__What you have to do__
Everything from the first line of the data through the line with "const symbolTitle = 'USDJPY,H1';" is to be echoed exactly, minus the pictures.

__Data__
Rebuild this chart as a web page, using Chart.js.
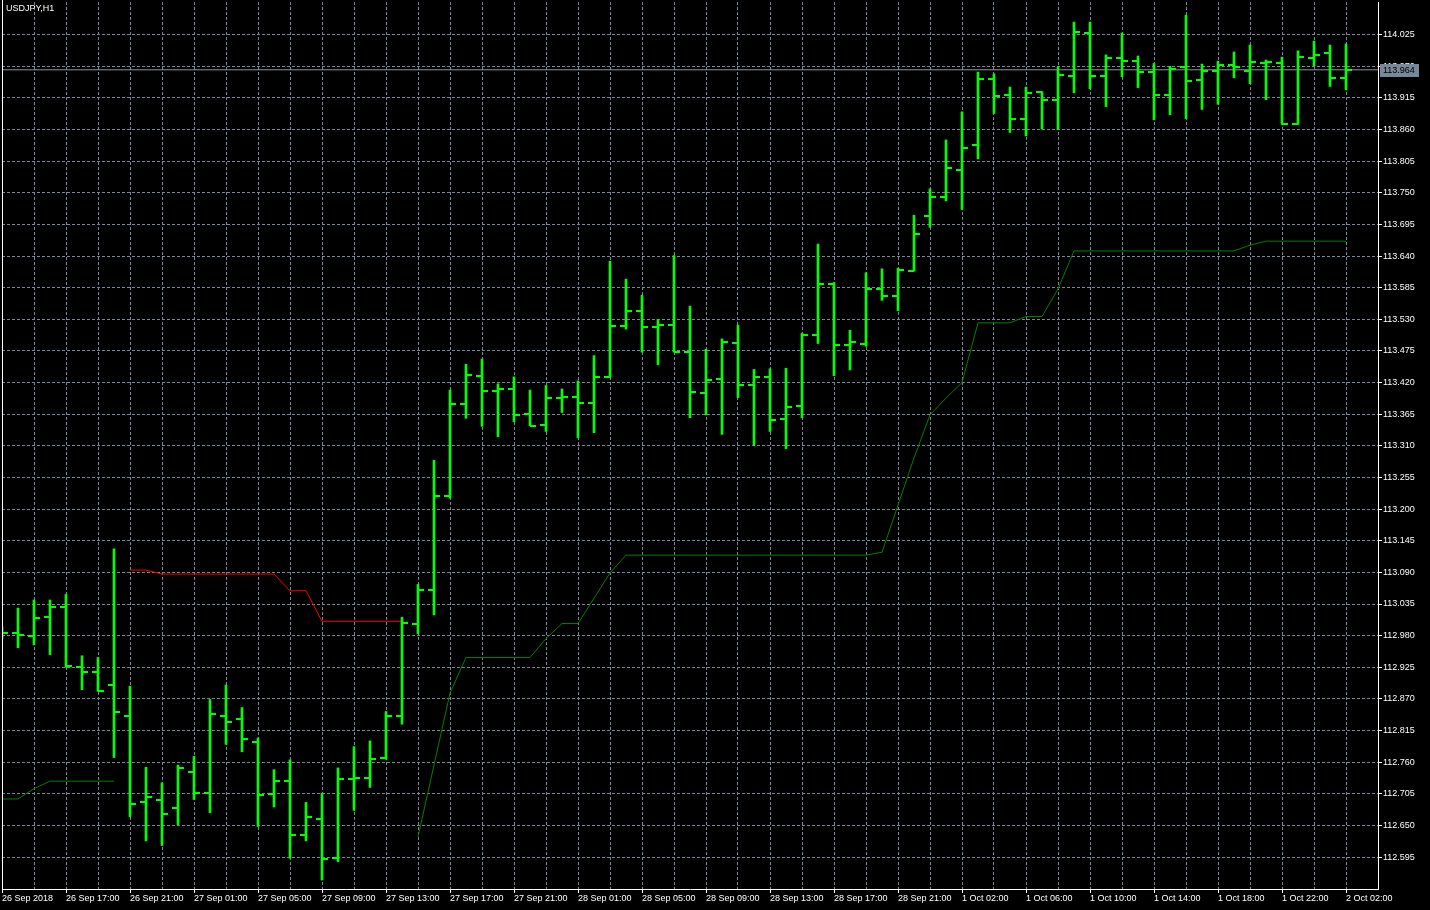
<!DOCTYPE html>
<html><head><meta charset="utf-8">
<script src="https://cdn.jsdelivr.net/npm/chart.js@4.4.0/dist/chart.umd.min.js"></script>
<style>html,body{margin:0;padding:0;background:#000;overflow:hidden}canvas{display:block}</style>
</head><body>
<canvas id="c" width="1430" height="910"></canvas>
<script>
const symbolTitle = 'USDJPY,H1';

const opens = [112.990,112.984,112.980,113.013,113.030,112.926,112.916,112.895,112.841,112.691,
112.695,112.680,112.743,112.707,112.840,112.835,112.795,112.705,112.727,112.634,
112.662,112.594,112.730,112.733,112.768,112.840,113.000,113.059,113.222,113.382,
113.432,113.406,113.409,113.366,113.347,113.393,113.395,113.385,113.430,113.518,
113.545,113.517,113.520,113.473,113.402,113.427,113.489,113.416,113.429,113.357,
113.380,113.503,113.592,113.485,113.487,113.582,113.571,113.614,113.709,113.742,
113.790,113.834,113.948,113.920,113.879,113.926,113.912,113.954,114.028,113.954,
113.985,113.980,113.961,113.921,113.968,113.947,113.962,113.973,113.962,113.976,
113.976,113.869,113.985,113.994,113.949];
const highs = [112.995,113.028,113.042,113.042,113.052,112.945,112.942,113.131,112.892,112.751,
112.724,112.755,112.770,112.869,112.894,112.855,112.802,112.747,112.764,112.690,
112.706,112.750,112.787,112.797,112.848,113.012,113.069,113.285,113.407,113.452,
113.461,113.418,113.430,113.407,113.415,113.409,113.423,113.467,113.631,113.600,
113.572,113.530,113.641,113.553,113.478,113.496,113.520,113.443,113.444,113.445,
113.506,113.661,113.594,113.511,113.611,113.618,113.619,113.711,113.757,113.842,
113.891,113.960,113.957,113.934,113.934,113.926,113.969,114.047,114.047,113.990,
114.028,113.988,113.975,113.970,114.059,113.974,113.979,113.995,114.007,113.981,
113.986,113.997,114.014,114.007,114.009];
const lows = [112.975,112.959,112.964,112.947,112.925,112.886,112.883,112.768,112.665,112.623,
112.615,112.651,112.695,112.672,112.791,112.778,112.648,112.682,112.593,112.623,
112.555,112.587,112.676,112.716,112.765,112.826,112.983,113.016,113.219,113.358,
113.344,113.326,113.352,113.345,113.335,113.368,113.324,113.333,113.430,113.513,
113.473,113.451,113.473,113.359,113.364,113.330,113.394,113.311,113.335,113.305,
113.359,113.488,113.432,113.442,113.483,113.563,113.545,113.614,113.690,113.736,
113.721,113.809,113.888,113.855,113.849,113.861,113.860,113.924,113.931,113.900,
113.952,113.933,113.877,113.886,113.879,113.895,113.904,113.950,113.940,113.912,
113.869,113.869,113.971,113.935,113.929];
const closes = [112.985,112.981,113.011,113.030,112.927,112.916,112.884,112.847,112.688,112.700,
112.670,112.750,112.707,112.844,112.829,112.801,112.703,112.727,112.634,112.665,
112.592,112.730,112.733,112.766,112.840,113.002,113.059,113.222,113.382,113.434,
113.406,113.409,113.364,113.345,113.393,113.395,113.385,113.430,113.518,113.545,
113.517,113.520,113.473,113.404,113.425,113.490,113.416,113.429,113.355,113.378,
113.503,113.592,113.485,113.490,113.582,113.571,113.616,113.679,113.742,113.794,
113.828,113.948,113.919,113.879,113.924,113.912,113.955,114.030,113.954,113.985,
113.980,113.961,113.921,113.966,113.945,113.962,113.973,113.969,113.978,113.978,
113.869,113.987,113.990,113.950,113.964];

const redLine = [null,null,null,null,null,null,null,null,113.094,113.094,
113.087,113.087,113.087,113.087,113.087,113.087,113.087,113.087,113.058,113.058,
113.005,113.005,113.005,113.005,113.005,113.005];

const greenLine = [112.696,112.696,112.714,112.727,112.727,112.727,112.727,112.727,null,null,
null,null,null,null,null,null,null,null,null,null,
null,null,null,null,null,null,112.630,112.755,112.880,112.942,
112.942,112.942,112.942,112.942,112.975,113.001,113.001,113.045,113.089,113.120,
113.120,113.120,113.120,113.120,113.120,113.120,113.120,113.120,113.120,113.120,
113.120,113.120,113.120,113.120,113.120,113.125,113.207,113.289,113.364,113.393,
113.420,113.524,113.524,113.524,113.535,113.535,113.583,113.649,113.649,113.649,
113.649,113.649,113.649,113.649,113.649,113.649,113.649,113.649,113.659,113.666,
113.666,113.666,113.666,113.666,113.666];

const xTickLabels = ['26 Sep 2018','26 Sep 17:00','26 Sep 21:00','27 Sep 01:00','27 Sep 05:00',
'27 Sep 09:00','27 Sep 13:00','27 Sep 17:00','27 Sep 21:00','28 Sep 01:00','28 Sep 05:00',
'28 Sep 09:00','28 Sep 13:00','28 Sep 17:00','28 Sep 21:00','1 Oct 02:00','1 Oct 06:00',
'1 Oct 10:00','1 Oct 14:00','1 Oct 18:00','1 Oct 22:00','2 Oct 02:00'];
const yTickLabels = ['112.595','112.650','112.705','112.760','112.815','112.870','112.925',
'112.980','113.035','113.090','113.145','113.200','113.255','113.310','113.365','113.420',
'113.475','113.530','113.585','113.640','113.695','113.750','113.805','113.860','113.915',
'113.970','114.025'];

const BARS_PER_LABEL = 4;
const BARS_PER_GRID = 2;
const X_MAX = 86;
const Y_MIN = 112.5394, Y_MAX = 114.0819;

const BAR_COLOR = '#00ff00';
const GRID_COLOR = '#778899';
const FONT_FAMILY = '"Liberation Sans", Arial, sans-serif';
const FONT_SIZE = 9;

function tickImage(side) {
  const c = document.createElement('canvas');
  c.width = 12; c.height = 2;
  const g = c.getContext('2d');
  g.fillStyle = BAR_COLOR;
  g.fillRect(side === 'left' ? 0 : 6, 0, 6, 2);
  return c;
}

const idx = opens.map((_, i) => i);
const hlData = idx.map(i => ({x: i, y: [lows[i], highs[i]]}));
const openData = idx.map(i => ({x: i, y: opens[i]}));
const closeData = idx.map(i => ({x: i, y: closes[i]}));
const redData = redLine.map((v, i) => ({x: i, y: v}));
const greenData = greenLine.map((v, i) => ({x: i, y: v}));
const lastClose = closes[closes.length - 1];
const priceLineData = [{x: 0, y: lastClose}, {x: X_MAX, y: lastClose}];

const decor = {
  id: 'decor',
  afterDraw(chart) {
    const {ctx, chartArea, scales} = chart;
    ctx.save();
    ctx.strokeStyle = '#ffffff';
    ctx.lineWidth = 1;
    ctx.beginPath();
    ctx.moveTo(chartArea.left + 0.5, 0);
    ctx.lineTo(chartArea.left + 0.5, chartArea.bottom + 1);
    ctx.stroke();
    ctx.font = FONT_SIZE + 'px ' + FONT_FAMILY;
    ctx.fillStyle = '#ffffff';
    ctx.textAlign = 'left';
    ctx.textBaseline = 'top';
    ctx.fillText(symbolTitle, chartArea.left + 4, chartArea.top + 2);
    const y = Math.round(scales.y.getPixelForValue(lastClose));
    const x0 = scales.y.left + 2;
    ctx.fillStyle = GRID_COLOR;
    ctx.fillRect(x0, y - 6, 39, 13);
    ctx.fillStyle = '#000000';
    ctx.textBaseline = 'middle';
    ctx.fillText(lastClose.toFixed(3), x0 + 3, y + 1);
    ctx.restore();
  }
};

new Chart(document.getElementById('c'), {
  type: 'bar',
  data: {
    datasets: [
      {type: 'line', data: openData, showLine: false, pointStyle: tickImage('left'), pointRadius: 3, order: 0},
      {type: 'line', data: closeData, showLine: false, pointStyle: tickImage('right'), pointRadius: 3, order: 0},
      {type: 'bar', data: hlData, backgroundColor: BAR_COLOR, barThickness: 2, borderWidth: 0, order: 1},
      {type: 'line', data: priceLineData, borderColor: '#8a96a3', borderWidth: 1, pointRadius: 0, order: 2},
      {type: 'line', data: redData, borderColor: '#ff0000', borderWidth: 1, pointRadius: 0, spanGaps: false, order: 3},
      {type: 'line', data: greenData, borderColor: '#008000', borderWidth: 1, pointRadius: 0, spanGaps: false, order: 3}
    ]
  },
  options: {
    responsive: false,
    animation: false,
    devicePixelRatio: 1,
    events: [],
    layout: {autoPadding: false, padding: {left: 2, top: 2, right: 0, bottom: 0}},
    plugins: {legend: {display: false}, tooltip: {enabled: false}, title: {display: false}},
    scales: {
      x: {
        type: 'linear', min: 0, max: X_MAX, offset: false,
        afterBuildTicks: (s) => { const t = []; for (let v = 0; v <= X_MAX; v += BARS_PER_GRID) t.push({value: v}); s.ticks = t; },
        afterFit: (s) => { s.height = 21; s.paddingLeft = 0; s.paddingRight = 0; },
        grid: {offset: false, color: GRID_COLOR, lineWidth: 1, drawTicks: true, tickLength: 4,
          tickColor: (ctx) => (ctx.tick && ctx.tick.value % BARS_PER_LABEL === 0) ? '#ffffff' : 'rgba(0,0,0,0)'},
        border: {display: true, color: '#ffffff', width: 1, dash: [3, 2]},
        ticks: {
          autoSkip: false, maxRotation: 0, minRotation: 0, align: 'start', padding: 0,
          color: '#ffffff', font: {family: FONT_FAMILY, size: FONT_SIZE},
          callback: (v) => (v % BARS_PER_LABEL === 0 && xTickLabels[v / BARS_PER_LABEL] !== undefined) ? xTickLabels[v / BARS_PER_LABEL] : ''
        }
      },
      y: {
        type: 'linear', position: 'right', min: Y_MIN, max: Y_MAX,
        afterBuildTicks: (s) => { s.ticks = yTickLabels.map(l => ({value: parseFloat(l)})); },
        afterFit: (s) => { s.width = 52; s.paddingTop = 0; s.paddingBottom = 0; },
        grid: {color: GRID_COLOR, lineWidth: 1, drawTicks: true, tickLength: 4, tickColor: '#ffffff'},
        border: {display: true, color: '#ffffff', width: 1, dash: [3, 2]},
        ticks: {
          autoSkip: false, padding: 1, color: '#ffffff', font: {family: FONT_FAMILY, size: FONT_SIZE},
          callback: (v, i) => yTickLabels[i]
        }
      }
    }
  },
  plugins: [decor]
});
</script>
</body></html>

__Written reply__
Rebuild this chart as a web page, using Chart.js.
<!DOCTYPE html>
<html><head><meta charset="utf-8">
<script src="https://cdn.jsdelivr.net/npm/chart.js@4.4.0/dist/chart.umd.min.js"></script>
<style>html,body{margin:0;padding:0;background:#000;overflow:hidden}canvas{display:block}</style>
</head><body>
<canvas id="c" width="1430" height="910"></canvas>
<script>
const symbolTitle = 'USDJPY,H1';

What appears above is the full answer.